Byrd has dominated Virginia politics through networks of county officials entirely subservient to the Democratic organization. Men who disagreed with the Senator on any issue were simply denied public office for the rest of their lives. Dissenting candidates simply cannot win elections with the small, well-to-do electorate and incredibly low voter turnout. Few Virginia Governors have received the votes of as much as 10 per cent of the state's adult population in the decisive Democratic primary.

So Harry Byrd controlled Virginia politics from 1925 through the 1960's as much as any one man has ever controlled the political life of any one state. But lately, the Senator has been too sick and too tired to give the Machine the kind of close attention it demands. When Governor J. Lindsay Almond abandoned Massive Resistance (to integration) in 1959, he was committing apostasy.

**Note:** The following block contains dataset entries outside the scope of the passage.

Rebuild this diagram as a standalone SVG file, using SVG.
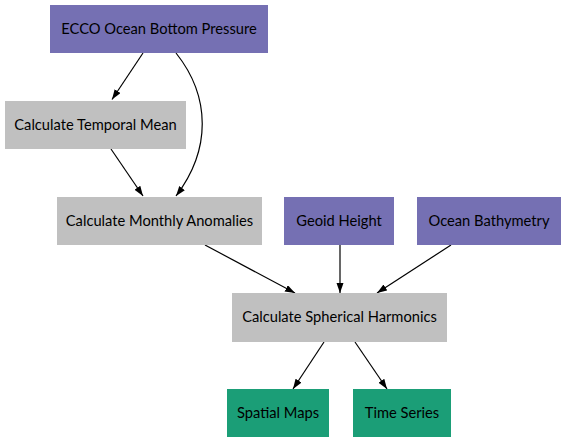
<svg xmlns="http://www.w3.org/2000/svg" width="565" height="443" viewBox="0 0 565 443">
<defs>
<style>
.src rect{fill:#7570b3}
.proc rect{fill:#c0c0c0}
.out rect{fill:#1b9e77}
text{font-family:Lato,"Liberation Sans",sans-serif;font-size:14.7px;fill:#000;text-anchor:middle;dominant-baseline:central}
#edges path{fill:none;stroke:#000;stroke-width:1.2;marker-end:url(#ah)}
</style>
<marker id="ah" markerUnits="userSpaceOnUse" markerWidth="11" markerHeight="8" refX="10" refY="3.5" orient="auto"><path d="M0,0 L10,3.5 L0,7 z" fill="#000"/></marker>
</defs>
<rect width="565" height="443" fill="#fff"/>
<g id="edges">
<path d="M143,53 L112,99.5"/>
<path d="M176,53 C211,97 211,150 176,196"/>
<path d="M111,149 L143,196"/>
<path d="M205,245 L295,293"/>
<path d="M340,245 L340,293"/>
<path d="M451,245 L377,293"/>
<path d="M324,342 L293,389"/>
<path d="M355,342 L387,389"/>
</g>
<g id="ecco" class="src"><rect x="50" y="5" width="218" height="48"/><text x="159" y="28">ECCO Ocean Bottom Pressure</text></g>
<g id="temporal" class="proc"><rect x="5" y="101" width="181" height="48"/><text x="95.5" y="124">Calculate Temporal Mean</text></g>
<g id="anomalies" class="proc"><rect x="57" y="197" width="205" height="48"/><text x="159.5" y="220">Calculate Monthly Anomalies</text></g>
<g id="geoid" class="src"><rect x="284" y="197" width="110" height="48"/><text x="339" y="220">Geoid Height</text></g>
<g id="bathy" class="src"><rect x="417" y="197" width="144" height="48"/><text x="489" y="220">Ocean Bathymetry</text></g>
<g id="harmonics" class="proc"><rect x="232" y="293" width="215" height="49"/><text x="339.5" y="316">Calculate Spherical Harmonics</text></g>
<g id="maps" class="out"><rect x="227" y="389" width="102" height="48"/><text x="278" y="412">Spatial Maps</text></g>
<g id="series" class="out"><rect x="353" y="389" width="98" height="48"/><text x="402" y="412">Time Series</text></g>
</svg>
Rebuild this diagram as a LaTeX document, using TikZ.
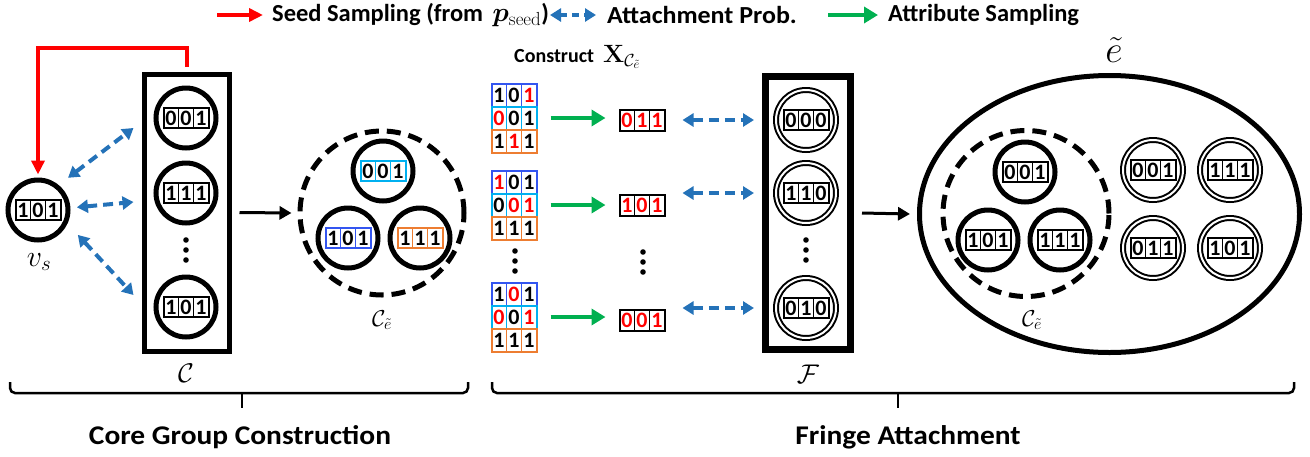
\documentclass[tikz,border=0pt]{standalone}
\usepackage{fix-cm}
\usepackage{graphicx}
\usepackage[no-math]{fontspec}
\setmainfont{Carlito}
\usepackage{bm}
\usetikzlibrary{arrows.meta,shapes.geometric,calc}
\definecolor{redc}{HTML}{FF0000}
\definecolor{bluec}{HTML}{2472B8}
\definecolor{greenc}{HTML}{00B050}
\definecolor{bitblue}{HTML}{3355F0}
\definecolor{bitcyan}{HTML}{00B0F0}
\definecolor{bitorange}{HTML}{ED7D31}
\newcommand\R{\color{redc}}
\newcommand\bits[7]{%
  \node[bitframe, draw=#3, minimum height=#4] (#1) at #2 {};
  \draw[bitsep, draw=#3] ([xshift=-7.5pt]#1.north) -- ([xshift=-7.5pt]#1.south)
        ([xshift=7.5pt]#1.north) -- ([xshift=7.5pt]#1.south);
  \node[digit] at ([xshift=-15pt]#1.center) {#5};
  \node[digit] at (#1.center) {#6};
  \node[digit] at ([xshift=15pt]#1.center) {#7};
}
\begin{document}
\begin{tikzpicture}[x=1pt,y=-1pt,
  bitframe/.style={rectangle, minimum width=45pt, inner sep=0pt, outer sep=0pt, line width=2pt},
  bitsep/.style={line width=1.6pt},
  digit/.style={inner sep=0pt, font=\fontsize{22}{22}\selectfont\bfseries},
  corenode/.style={circle, draw, line width=5pt, minimum size=60pt, inner sep=0pt},
  fringenode/.style={circle, draw, line width=2pt, double, double distance=2pt, minimum size=60pt, inner sep=0pt},
  grpdash/.style={circle, draw, line width=5pt, dash pattern=on 14pt off 8pt, minimum size=164pt, inner sep=0pt},
  blk/.style={-{Triangle[length=12pt,width=13pt]}, line width=3pt},
  grn/.style={-{Triangle[length=14pt,width=16pt]}, line width=4pt, draw=greenc},
  bluedd/.style={{Triangle[length=11pt,width=13pt]}-{Triangle[length=11pt,width=13pt]}, line width=4pt, dash pattern=on 10pt off 6pt, draw=bluec},
  redar/.style={-{Triangle[length=14pt,width=13pt]}, line width=4pt, draw=redc},
  legtext/.style={anchor=west, inner sep=0pt, font=\fontsize{24.5}{24.5}\selectfont\bfseries},
  bracestyle/.style={line width=2.5pt, rounded corners=5pt},
  bigtext/.style={font=\fontsize{27}{27}\selectfont\bfseries}
]
\useasboundingbox (0,0) rectangle (1310,456);

% ---------- legend ----------
\coordinate (la1) at (217,15); \coordinate (lb1) at (263,15);
\draw[redar] (la1) -- (lb1);
\node[legtext] (lt1) at (272,15) {Seed Sampling (from \,{\fontsize{27}{27}\selectfont$\bm{p}_{\mathrm{seed}}$})};
\coordinate (la2) at (550,15); \coordinate (lb2) at (596,15);
\draw[bluedd, dash pattern=on 7pt off 5pt] (la2) -- (lb2);
\node[legtext] (lt2) at (607,15) {\scalebox{1.06}[1]{Attachment Prob.}};
\coordinate (la3) at (828,15); \coordinate (lb3) at (878,15);
\draw[grn] (la3) -- (lb3);
\node[legtext] (lt3) at (888,15) {Attribute Sampling};

% ---------- seed node ----------
\node[corenode] (vs) at (38,210) {};
\bits{vsb}{(vs.center)}{black}{20pt}{1}{0}{1}
\node[font=\fontsize{30}{30}\selectfont] (vsl) at (39,262) {$v_s$};

% ---------- core column ----------
\node[draw, line width=5pt, minimum width=85pt, minimum height=277pt, inner sep=0pt] (C) at (186.5,212.5) {};
\node[corenode] (c1) at (186,118) {};
\bits{c1b}{(c1.center)}{black}{20pt}{0}{0}{1}
\node[corenode] (c2) at (186,193) {};
\bits{c2b}{(c2.center)}{black}{20pt}{1}{1}{1}
\node[corenode] (c3) at (186,307) {};
\bits{c3b}{(c3.center)}{black}{20pt}{1}{0}{1}
\foreach \yy in {240,250,260} \fill (186,\yy) circle (2.8pt);
\node[font=\fontsize{27}{27}\selectfont] (Cl) at (186,373) {$\mathcal{C}$};

\draw[redar] ([yshift=5pt]C.north) -- ++(0,-19) -| ([yshift=3pt]vs.north);
\draw[bluedd] ($(vs.center)+(47:44pt)$) -- ([xshift=-8pt,yshift=-10pt]C.west |- c1);
\draw[bluedd] ($(vs.center)+(4:39pt)$) -- ([xshift=-8pt,yshift=-9pt]C.west |- c2);
\draw[bluedd] ($(vs.center)+(-32:47pt)$) -- ([xshift=-8pt,yshift=12pt]C.west |- c3);

% ---------- core group ----------
\node[grpdash] (ce) at (382,213) {};
\node[corenode] (ce1) at (383,171) {};
\bits{ce1b}{(ce1.center)}{bitcyan}{20pt}{0}{0}{1}
\node[corenode] (ce2) at (348,238) {};
\bits{ce2b}{(ce2.center)}{bitblue}{20pt}{1}{0}{1}
\node[corenode] (ce3) at (420,238) {};
\bits{ce3b}{(ce3.center)}{bitorange}{20pt}{1}{1}{1}
\node[font=\fontsize{23}{23}\selectfont] (cel) at (382,320) {$\mathcal{C}_{\tilde{e}}$};
\draw[blk] ([xshift=8pt]C.east) -- ([xshift=-6pt]ce.west);

% ---------- matrices ----------
\node[anchor=west, inner sep=0pt, font=\fontsize{20}{20}\selectfont\bfseries] (cons) at (514,57)
  {Construct\hspace{9pt}{\fontsize{25}{25}\selectfont$\mathbf{X}_{\mathcal{C}_{\tilde{e}}}$}};

\bits{m1a}{(514,95)}{bitblue}{23pt}{1}{0}{\R1}
\bits{m1b}{(514,118)}{bitcyan}{23pt}{\R0}{0}{1}
\bits{m1c}{(514,141)}{bitorange}{23pt}{1}{\R1}{1}

\bits{m2a}{(514,182)}{bitblue}{23pt}{\R1}{0}{1}
\bits{m2b}{(514,205)}{bitcyan}{23pt}{0}{\R0}{\R1}
\bits{m2c}{(514,228)}{bitorange}{23pt}{1}{1}{1}

\bits{m3a}{(514,294)}{bitblue}{23pt}{1}{\R0}{1}
\bits{m3b}{(514,317)}{bitcyan}{23pt}{\R0}{0}{\R1}
\bits{m3c}{(514,340)}{bitorange}{23pt}{1}{1}{1}

\foreach \yy in {251,261,271} \fill (515,\yy) circle (2.8pt);

\bits{o1}{(642,120)}{black}{21pt}{\R0}{\R1}{\R1}
\bits{o2}{(642,205)}{black}{21pt}{\R1}{\R0}{\R1}
\bits{o3}{(642,320)}{black}{21pt}{\R0}{\R0}{\R1}
\foreach \yy in {252,262,272} \fill (643,\yy) circle (2.8pt);

\draw[grn] ([xshift=14pt]m1b.east) -- ([xshift=-14pt]o1.west |- m1b);
\draw[grn] ([xshift=14pt]m2b.east) -- ([xshift=-14pt]o2.west |- m2b);
\draw[grn] ([xshift=14pt]m3b.east) -- ([xshift=-14pt]o3.west |- m3b);

% ---------- fringe column ----------
\node[draw, line width=7pt, minimum width=85pt, minimum height=273pt, inner sep=0pt] (F) at (808,213) {};
\node[fringenode] (f1) at (806,120) {};
\bits{f1b}{(f1.center)}{black}{20pt}{0}{0}{0}
\node[fringenode] (f2) at (806,193) {};
\bits{f2b}{(f2.center)}{black}{20pt}{1}{1}{0}
\node[fringenode] (f3) at (806,308) {};
\bits{f3b}{(f3.center)}{black}{20pt}{0}{1}{0}
\foreach \yy in {240,250,260} \fill (806,\yy) circle (2.8pt);
\node[font=\fontsize{27}{27}\selectfont] (Fl) at (808,374) {$\mathcal{F}$};

\draw[bluedd] ([xshift=18pt]o1.east |- f1) -- ([xshift=-8pt]F.west |- f1);
\draw[bluedd] ([xshift=18pt]o2.east |- f2) -- ([xshift=-8pt]F.west |- f2);
\draw[bluedd] ([xshift=18pt]o3.east |- f3) -- ([xshift=-8pt]F.west |- f3);

% ---------- hyperedge ----------
\node[ellipse, draw, line width=5pt, minimum width=380pt, minimum height=277pt, inner sep=0pt] (E) at (1109.5,214) {};
\node[font=\fontsize{38}{38}\selectfont] (El) at (1114,50) {$\tilde{e}$};
\draw[blk] ([xshift=8pt]F.east) -- ([xshift=-7pt]E.west);

\node[grpdash, minimum size=166pt] (ed) at (1026,213.5) {};
\node[corenode] (e1) at (1025,172) {};
\bits{e1b}{(e1.center)}{black}{20pt}{0}{0}{1}
\node[corenode] (e2) at (988,240) {};
\bits{e2b}{(e2.center)}{black}{20pt}{1}{0}{1}
\node[corenode] (e3) at (1060,240) {};
\bits{e3b}{(e3.center)}{black}{20pt}{1}{1}{1}
\node[font=\fontsize{23}{23}\selectfont] (edl) at (1032,320) {$\mathcal{C}_{\tilde{e}}$};

\node[fringenode] (d1) at (1153,170) {};
\bits{d1b}{(d1.center)}{black}{20pt}{0}{0}{1}
\node[fringenode] (d2) at (1230,170) {};
\bits{d2b}{(d2.center)}{black}{20pt}{1}{1}{1}
\node[fringenode] (d3) at (1153,248) {};
\bits{d3b}{(d3.center)}{black}{20pt}{0}{1}{1}
\node[fringenode] (d4) at (1230,248) {};
\bits{d4b}{(d4.center)}{black}{20pt}{1}{0}{1}

% ---------- braces ----------
\draw[bracestyle] (10,382) -- (10,393) -- (468,393) -- (468,382);
\draw[line width=2.5pt] (242,393) -- (242,408);
\draw[bracestyle] (492,382) -- (492,393) -- (1294,393) -- (1294,382);
\draw[line width=2.5pt] (898,393) -- (898,408);
\node[bigtext] (t1) at (240,437) {\scalebox{1.09}[1]{Core Group Construction}};
\node[bigtext] (t2) at (908,437) {\scalebox{1.09}[1]{Fringe Attachment}};
\end{tikzpicture}
\end{document}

The Machine was forced, against its will, to compromise on white supremacy.

Curiously, the Governor-elect Mills Godwin has abandoned white supremacy altogether, and has even hinted that he might step-up spending for things like education and public services. Godwin's sharp turn away from the seventy-year-old Machine ideology is the most concrete sign of the end of Byrd's leadership.

It is also a sign that the political situation in Virginia is finally changing. Voter turnout is increasing, and not only because of recent increases in the number of Negro voters. Virginia's population is growing rapidly in suburban areas around. Washington and the Norfolk-Newport News areas; new voters in these areas do not care for the Machine's country courthouse politicians.

The Godwin campaign suggests that the Machine is adapting to new conditions. Godwin lost votes to a third party Conservative in the Southside, the heart of rural segregationist sentiment in Virginia. He gained a huge percentage of votes from urban Negroes, most of whom had voted Republican before Goldwater. He ran fairly well in the city and suburban areas in general, where the Machine has always been weak.

Machine candidates cannot count on beating either Democratic dissenters or Republican opponents without taking novel, perhaps even liberal stands on issues. That means that Harry Byrd, Jr., appointed to the Senate by outgoing Governor Harrison (who announced Byrd's resignation with tears in his eyes), will probably face a tough fight to retain his father's seat. Byrd, a veteran of the State Senate, is considered a political lightweight and will not be a particularly attractive candidate.

Virginia may see other political contests in the near future. Senator A. Willis Robertson is 78; Governor-elect Godwin is probably eager to win a Senate seat and currently, all-Democrats from the Byrds to the AFL-CIO are happy with him. The Republicans, if they can recapture the Negro vote, may even be able to win statewide election. There is every possibility, then, that Virginia may send more men to the U.S. Senate in the next five years than it has in the last forty-five.